STU alumna supporting African education

    (Submitted)

    St. Thomas alumna Patricia Ellsworth is raising money to help build a school for hundreds of Zambian children who can’t access education. She and other Canadian volunteers started a non-profit organization called Friends for Zambia, which has raised almost $1 million for the project.

    (Submitted)
    (Submitted)

    Ellsworth recently announced Canadian donors will sponsor 33 students, up from 23 last year, at the Twitti School that opens its doors for its third academic year in January. The school has plans to build a kitchen-lunchroom to feed the children and provide a lunch-time shelter for the rainy season with funds raised.

    Ellsworth first visited the Southern African nation when she graduated from STU with her husband in 1969. She wanted to experience what it was to be a teacher.

    She said it changed her life.

    “It made me want to continue in education,” she said. “I loved the interplay with the students and arguing about points of grammar.”

    After spending two years in Zambia, she came back to Canada, earned an education degree at UNB, and continued working as a teacher in the Oromocto High School.

    “We went there thinking we would change the world,” she said. “Once you start working, you realize the only thing you can do is your own work.”

    She retired 30 years later and received an award for excellence in teaching.

    That same year, Simon Maonde, one of her coordinators in Africa, wrote a letter asking her for help to build the Twitti School.

    “Simon Maonde was the headmaster,” she said. “From him I learned a great deal about what it was to be a teacher.”

    She would go to catechism classes and collect money with the children of the community. She did bake sales and contacted people around Canada who could help her.

    “The first to accept the idea was the parish council,” she said. “My approach was those grassroots.”

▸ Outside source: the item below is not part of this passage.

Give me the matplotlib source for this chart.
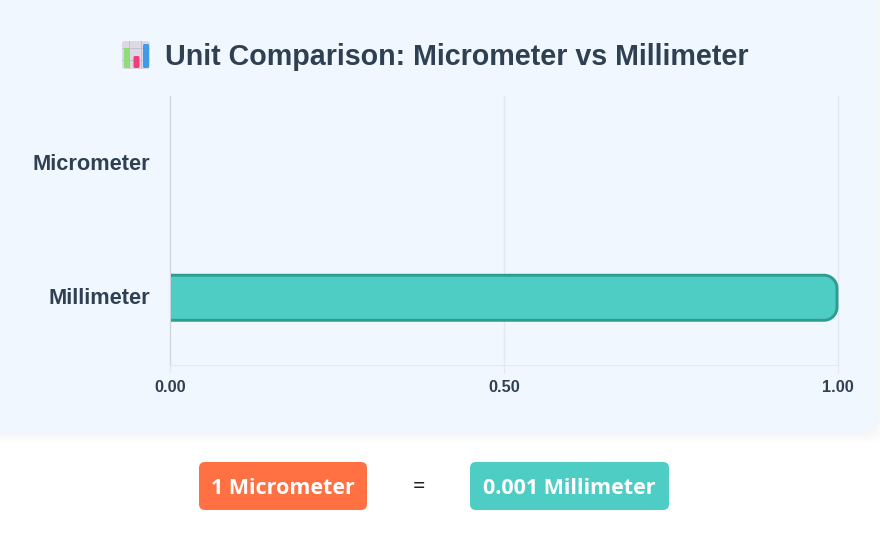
import matplotlib
matplotlib.use("Agg")
import matplotlib.pyplot as plt
from matplotlib.patches import FancyBboxPatch, PathPatch, Rectangle
from matplotlib.path import Path
from matplotlib.transforms import ScaledTranslation

categories = ["Micrometer", "Millimeter"]
values = [0.001, 1.0]
x_ticks = [0.0, 0.5, 1.0]
x_tick_labels = ["0.00", "0.50", "1.00"]
title = "Unit Comparison: Micrometer vs Millimeter"
pill_left = "1 Micrometer"
pill_right = "0.001 Millimeter"

W, H = 880, 540
TEXT = "#2f4053"
TEAL = "#4ecdc4"
EDGE = "#2f9c90"
CORAL = "#ff7043"
PANEL = "#f0f7ff"
GRID = "#e4e8f0"

plt.rcParams["font.family"] = ["Liberation Sans", "DejaVu Sans"]
fig = plt.figure(figsize=(W / 100, H / 100), dpi=100, facecolor="white")

bg = fig.add_axes([0, 0, 1, 1], zorder=0)
bg.set_xlim(0, W)
bg.set_ylim(H, 0)
bg.axis("off")

# soft shadow below the panel
for i in range(1, 11):
    bg.add_patch(FancyBboxPatch((-40 - i, -40), 917 + 2 * i, 473 + i,
                                boxstyle="round,pad=0,rounding_size=18",
                                fc="#90a0b8", ec="none", alpha=0.008))
bg.add_patch(FancyBboxPatch((-40, -40), 917, 473,
                            boxstyle="round,pad=0,rounding_size=18",
                            fc=PANEL, ec="none"))

# bar-chart icon beside the title
bg.add_patch(FancyBboxPatch((122, 41), 28, 28, boxstyle="round,pad=0,rounding_size=3",
                            fc="#dcd8e6", ec="none"))
for x in (129, 141):
    bg.add_patch(Rectangle((x, 41), 1, 28, fc="#c4c0d0", ec="none"))
for y in (48, 60):
    bg.add_patch(Rectangle((122, y), 28, 1, fc="#c4c0d0", ec="none"))
for x, top, col in [(124, 48, "#8fdc7a"), (133.5, 56, "#ee3f78"), (143, 44, "#3f9be8")]:
    bg.add_patch(FancyBboxPatch((x, top), 6, 68 - top, boxstyle="round,pad=0,rounding_size=1.5",
                                fc=col, ec="none"))

bg.text(165, 57, title, fontsize=20.6, fontweight="bold", color=TEXT,
        ha="left", va="center")

# pills
bg.add_patch(FancyBboxPatch((199, 462), 168, 48, boxstyle="round,pad=0,rounding_size=6",
                            fc=CORAL, ec="none"))
bg.add_patch(FancyBboxPatch((470, 462), 199, 48, boxstyle="round,pad=0,rounding_size=6",
                            fc=TEAL, ec="none"))
bg.text(283, 489, pill_left, fontsize=15.5, fontweight="bold", color="white",
        family="Open Sans", ha="center", va="center")
bg.text(569.5, 489, pill_right, fontsize=15.5, fontweight="bold", color="white",
        family="Open Sans", ha="center", va="center")
bg.text(418.5, 488, "=", fontsize=15.5, color="#222222", family="Open Sans",
        ha="center", va="center")

# chart
L, R, T, B = 170, 838, 96, 365
ax = fig.add_axes([L / W, 1 - B / H, (R - L) / W, (B - T) / H], zorder=1)
ax.patch.set_alpha(0)
ax.set_xlim(0, 1)
ax.set_ylim(1.5, -0.5)
ax.set_yticks(range(len(categories)), categories)
ax.set_xticks(x_ticks, x_tick_labels)
ax.grid(axis="x", color=GRID, linewidth=1)
for g in ax.get_xgridlines():
    g.set_clip_on(False)
ax.set_axisbelow(True)
for s in ["top", "right"]:
    ax.spines[s].set_visible(False)
ax.spines["left"].set_color("#d0d4e0")
ax.spines["bottom"].set_color(GRID)
ax.tick_params(axis="x", length=6, color=GRID, pad=4.5, labelsize=11.8, labelcolor=TEXT)
ax.tick_params(axis="y", length=0, pad=14, labelsize=15.7, labelcolor=TEXT)
for lab in ax.get_xticklabels() + ax.get_yticklabels():
    lab.set_fontweight("bold")
shift = ScaledTranslation(0, 1.5 / 100, fig.dpi_scale_trans)
for lab in ax.get_yticklabels():
    lab.set_verticalalignment("center_baseline")
    lab.set_transform(lab.get_transform() + shift)

BAR_H = 0.335
px = 1 / (R - L)
rx = 13 * px
ry = 13 / ((B - T) / 2)
K = 0.45
for i, v in enumerate(values):
    if v < 0.01:
        continue
    e = v - px  # stroke sits inside the bar end
    y0, y1 = i - BAR_H / 2, i + BAR_H / 2
    verts = [(-0.01, y0), (e - rx, y0), (e - rx * K, y0), (e, y0 + ry * K), (e, y0 + ry),
             (e, y1 - ry), (e, y1 - ry * K), (e - rx * K, y1), (e - rx, y1), (-0.01, y1), (-0.01, y0)]
    codes = [Path.MOVETO, Path.LINETO, Path.CURVE4, Path.CURVE4, Path.CURVE4,
             Path.LINETO, Path.CURVE4, Path.CURVE4, Path.CURVE4, Path.LINETO, Path.CLOSEPOLY]
    bar = PathPatch(Path(verts, codes), fc=TEAL, ec=EDGE, lw=2.1, zorder=3)
    ax.add_patch(bar)
    bar.set_clip_path(Rectangle((1.2 * px, 0), 1, 1, transform=ax.transAxes))

fig.savefig("out.png", dpi=100, facecolor="white")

    There are six million school-aged children in Zambia, but the country only has 8,000 schools. More than one million children cannot access education, and 47 per cent who enroll in primary school never finish it.

    The Twitti School opened in July 2012 in the village of Lilayi. Four hundred children go to classes there, from kindergarten to Grade 7.

    It has three buildings, a water well, a library, a basketball court, buses and administration offices.

    They emphasize educating girls since they take a big role in furthering the Lilayi economy. They also help orphans who’ve been affected by HIV in their families.

    Ellsworth believes the school is key for the development of the community.

    “Many of these children will become the leaders of this community,” she said. “They will become lawyers, doctors, teachers, mothers.”

    She’s planning to host the annual Twitti School book sale at George Martin Middle School in May. The money raised will be sent to the school to be spent on the teachers’ needs.

    “There’s something about Africa. When you go once, it never leaves you,” she said.